Guangde Rocket Launch Site (广德火箭发射场 (廣德火箭發射場, Guǎngdé Huǒjiàn Fāshè Chǎng)) also known as Base 603 (603基地) is a suborbital launch site that was operated by the Chinese Academy of Sciences located in Shijiedu (誓节渡), Shijie Town (誓节镇), Guangde County, Xuancheng Prefecture, Anhui province on the Chinese east coast.

The location of the site was surrounded by mountains in four directions, with no roads and no access to resources, but it was chosen as an upgrade to the too limited facilities of the Nanhui Launch Site.

==History==
The construction of the launch site was started in March 1960 under the direction of Department 581 (including the Second Geophysics Institute), and completed in less than six months, including a weather station, radars, control and tracking stations, launch pad, service tower, propellant storage room, propulsion testing facilities, living quarters, etc.

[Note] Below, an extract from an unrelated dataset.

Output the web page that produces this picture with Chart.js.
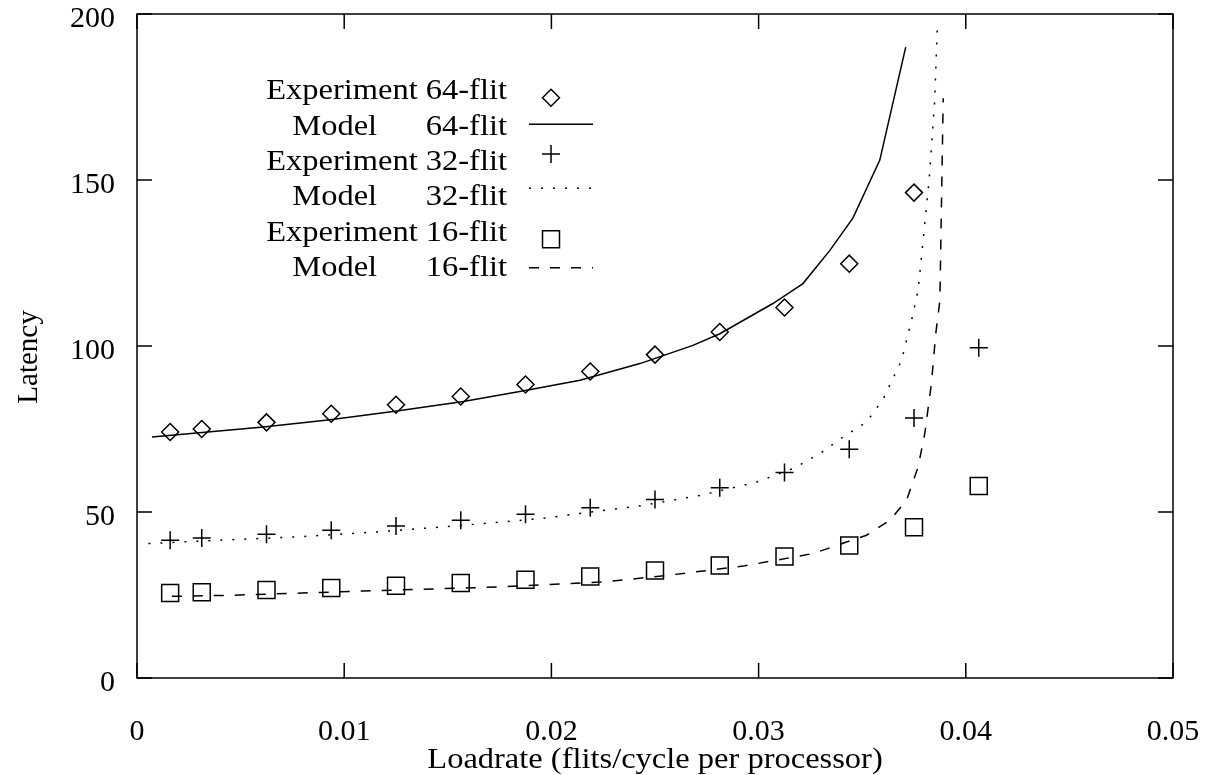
<!DOCTYPE html>
<html>
<head>
<meta charset="utf-8">
<title>Latency vs Loadrate</title>
<script src="https://cdn.jsdelivr.net/npm/chart.js@4.4.0/dist/chart.umd.min.js"></script>
<style>
    html, body { margin: 0; padding: 0; background: #fff; }
    #wrap { width: 1207px; height: 775px; }
</style>
</head>
<body>
<div id="wrap"><canvas id="latencyChart" width="1207" height="775"></canvas></div>
<script>
// Experiment load rates (flits/cycle per processor)
const expLoad = [0.0016, 0.003125, 0.00625, 0.009375, 0.0125, 0.015625, 0.01875, 0.021875, 0.025, 0.028125, 0.03125, 0.034375, 0.0375, 0.040625];

// Measured latencies
const exp64 = [74.1, 75.0, 77.0, 79.6, 82.3, 84.8, 88.4, 92.3, 97.4, 104.2, 111.6, 124.8, 146.2];
const exp32 = [41.5, 42.2, 43.3, 44.5, 45.8, 47.5, 49.3, 51.3, 53.8, 57.3, 61.9, 68.9, 78.3, 99.5];
const exp16 = [25.6, 25.8, 26.5, 27.1, 27.8, 28.6, 29.6, 30.6, 32.4, 33.9, 36.6, 39.9, 45.4, 57.8];

// Model curves
const model64Load = [0.00072, 0.0061, 0.00932, 0.01254, 0.01575, 0.01881, 0.02138, 0.02427, 0.02683, 0.02813, 0.03069, 0.03214, 0.03344, 0.03455, 0.03585, 0.0371];
const model64 = [72.6, 75.6, 77.8, 80.4, 83.3, 86.7, 89.7, 94.7, 100.2, 103.7, 112.8, 118.8, 128.8, 138.5, 156.0, 190.0];

const model32Load = [0.00055, 0.00401, 0.00771, 0.01157, 0.01575, 0.01945, 0.02442, 0.02717, 0.0299, 0.03167, 0.03296, 0.03408, 0.03521, 0.03601, 0.0369, 0.03738, 0.0377, 0.03823, 0.0385, 0.03862];
const model32 = [40.5, 41.5, 42.5, 44.0, 46.0, 48.0, 52.0, 55.0, 59.0, 63.1, 67.6, 72.6, 77.1, 84.0, 95.7, 107.7, 116.8, 150.0, 174.0, 195.3];

const model16Load = [0.00168, 0.0045, 0.01093, 0.01736, 0.02267, 0.02556, 0.02926, 0.03263, 0.03521, 0.03633, 0.03714, 0.0377, 0.03802, 0.03834, 0.03855, 0.03875, 0.03891];
const model16 = [24.6, 24.9, 26.2, 27.4, 29.0, 30.9, 33.7, 37.5, 43.0, 47.5, 53.5, 63.6, 73.6, 88.7, 103.7, 113.7, 174.6];

// Axes
const xTicks = [0, 0.01, 0.02, 0.03, 0.04, 0.05];
const xTickLabels = ['0', '0.01', '0.02', '0.03', '0.04', '0.05'];
const yTicks = [0, 50, 100, 150, 200];
const yTickLabels = ['0', '50', '100', '150', '200'];
const xTitle = 'Loadrate (flits/cycle per processor)';
const yTitle = 'Latency';

// Legend text (name, size)
const seriesNames = ['Experiment', 'Model', 'Experiment', 'Model', 'Experiment', 'Model'];
const seriesSizes = ['64-flit', '64-flit', '32-flit', '32-flit', '16-flit', '16-flit'];

const FONT = '"Liberation Serif", "Times New Roman", serif';
const STRETCH = 1.12;

function pts(xs, ys) {
    return ys.map((y, i) => ({ x: xs[i], y: y }));
}

function expSet(label, ys, style, radius) {
    return {
        label: label,
        data: pts(expLoad, ys),
        showLine: false,
        pointStyle: style,
        pointRadius: radius,
        pointHoverRadius: radius,
        pointBorderColor: '#000',
        pointBackgroundColor: 'rgba(0,0,0,0)',
        pointBorderWidth: 1.5
    };
}

function modelSet(label, xs, ys, dash) {
    return {
        label: label,
        data: pts(xs, ys),
        showLine: true,
        borderColor: '#000',
        borderWidth: 1.5,
        borderDash: dash,
        pointRadius: 0,
        tension: 0
    };
}

const datasets = [
    expSet('Experiment 64-flit', exp64, 'rectRot', 8.5),
    modelSet('Model 64-flit', model64Load, model64, []),
    expSet('Experiment 32-flit', exp32, 'cross', 9),
    modelSet('Model 32-flit', model32Load, model32, [2, 10]),
    expSet('Experiment 16-flit', exp16, 'rect', 12),
    modelSet('Model 16-flit', model16Load, model16, [10, 11])
];

// legend rows: text baseline and sample y
const legendBase = [99, 135, 170, 205, 241, 276];
const legendSampleY = [97.7, 124.3, 154, 188.3, 239.3, 267.7];

const framePlugin = {
    id: 'gnuplotFrame',
    afterDraw(chart) {
        const ctx = chart.ctx;
        const a = chart.chartArea;
        const xs = chart.scales.x, ys = chart.scales.y;
        ctx.save();
        ctx.strokeStyle = '#000';
        ctx.fillStyle = '#000';
        ctx.lineWidth = 1.5;
        ctx.setLineDash([]);
        ctx.strokeRect(a.left, a.top, a.right - a.left, a.bottom - a.top);

        // inward ticks on all four sides
        const tl = 15;
        ctx.beginPath();
        xTicks.forEach(v => {
            const px = xs.getPixelForValue(v);
            ctx.moveTo(px, a.bottom); ctx.lineTo(px, a.bottom - tl);
            ctx.moveTo(px, a.top); ctx.lineTo(px, a.top + tl);
        });
        yTicks.forEach(v => {
            const py = ys.getPixelForValue(v);
            ctx.moveTo(a.left, py); ctx.lineTo(a.left + tl, py);
            ctx.moveTo(a.right, py); ctx.lineTo(a.right - tl, py);
        });
        ctx.stroke();

        // axis titles
        ctx.font = '29px ' + FONT;
        ctx.textBaseline = 'alphabetic';
        ctx.textAlign = 'center';
        ctx.save();
        ctx.translate((a.left + a.right) / 2, 768);
        ctx.scale(STRETCH, 1);
        ctx.fillText(xTitle, 0, 0);
        ctx.restore();

        ctx.save();
        ctx.translate(37, 357);
        ctx.rotate(-Math.PI / 2);
        ctx.fillText(yTitle, 0, 0);
        ctx.restore();

        // legend
        ctx.font = '29px ' + FONT;
        ctx.textAlign = 'right';
        const sizeRight = 507;
        const sx0 = 529, sx1 = 593, sxc = 551;
        datasets.forEach((ds, i) => {
            const base = legendBase[i];
            ctx.save();
            ctx.translate(sizeRight, base);
            ctx.scale(STRETCH, 1);
            ctx.fillText(seriesNames[i] + ' ' + seriesSizes[i], 0, 0);
            ctx.restore();
            const sy = legendSampleY[i];
            if (ds.showLine) {
                ctx.save();
                ctx.lineWidth = 1.5;
                ctx.setLineDash(ds.borderDash);
                ctx.beginPath();
                ctx.moveTo(sx0, sy);
                ctx.lineTo(sx1, sy);
                ctx.stroke();
                ctx.restore();
            } else {
                ctx.save();
                ctx.lineWidth = 1.5;
                ctx.fillStyle = 'rgba(0,0,0,0)';
                Chart.helpers.drawPoint(ctx, {
                    pointStyle: ds.pointStyle,
                    radius: ds.pointRadius,
                    rotation: 0,
                    borderWidth: 1.5
                }, sxc, sy);
                ctx.restore();
            }
        });
        ctx.restore();
    }
};

// "Model" rows keep the size column aligned with the Experiment rows
seriesNames.forEach((n, i) => {
    if (n === 'Model') seriesNames[i] = 'Model     ';
});

function noPad(s) {
    s.paddingTop = 0;
    s.paddingBottom = 0;
    s.paddingLeft = 0;
    s.paddingRight = 0;
}

function buildChart() {
    new Chart(document.getElementById('latencyChart').getContext('2d'), {
        type: 'scatter',
        data: { datasets: datasets },
        options: {
            responsive: false,
            animation: false,
            devicePixelRatio: 1,
            layout: { autoPadding: false, padding: { left: 0, top: 14, right: 34, bottom: 0 } },
            plugins: {
                legend: { display: false },
                tooltip: { enabled: false }
            },
            scales: {
                x: {
                    type: 'linear',
                    min: 0,
                    max: 0.05,
                    grid: { display: false, drawTicks: false },
                    border: { display: false },
                    afterBuildTicks: (s) => { s.ticks = xTicks.map(v => ({ value: v })); },
                    afterFit: (s) => { s.height = 97; noPad(s); },
                    ticks: {
                        color: '#000',
                        padding: 36,
                        maxRotation: 0,
                        autoSkip: false,
                        font: { family: FONT, size: 30 },
                        callback: (v, i) => xTickLabels[i]
                    }
                },
                y: {
                    type: 'linear',
                    min: 0,
                    max: 200,
                    grid: { display: false, drawTicks: false },
                    border: { display: false },
                    afterBuildTicks: (s) => { s.ticks = yTicks.map(v => ({ value: v })); },
                    afterFit: (s) => { s.width = 137; noPad(s); },
                    ticks: {
                        color: '#000',
                        padding: 22,
                        labelOffset: 5,
                        autoSkip: false,
                        font: { family: FONT, size: 30 },
                        callback: (v, i) => yTickLabels[i]
                    }
                }
            }
        },
        plugins: [framePlugin]
    });
}

// make sure the serif face is ready before the canvas text is drawn
Promise.all([
    document.fonts.load('30px "Liberation Serif"'),
    document.fonts.load('29px "Liberation Serif"')
]).then(buildChart, buildChart);
</script>
</body>
</html>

The launch center was first directed by the Institute of Geology and Geophysics Chinese Academy of Sciences (地球物理所), then in June 1960 by the Shanghai Institute of Mechanical and Electrical Engineering (上海市机电设计研究院). Finally the Fifth Academy of the Ministry of National Defence (国防部第五研究院) took control in 1963.

China launched its first ever successful T-7 sounding rocket in September 1960.

From 1960 to 1966, several of the T-7 and T-7A sounding rockets were launched at the site.

The first successful flight of a biological experimental T-7A/S1 sounding rocket transporting eight white mice was launched and recovered on July 19, 1964.

The last launch was reportedly that of a dog aboard a T-7A/S2 on 28 July 1966.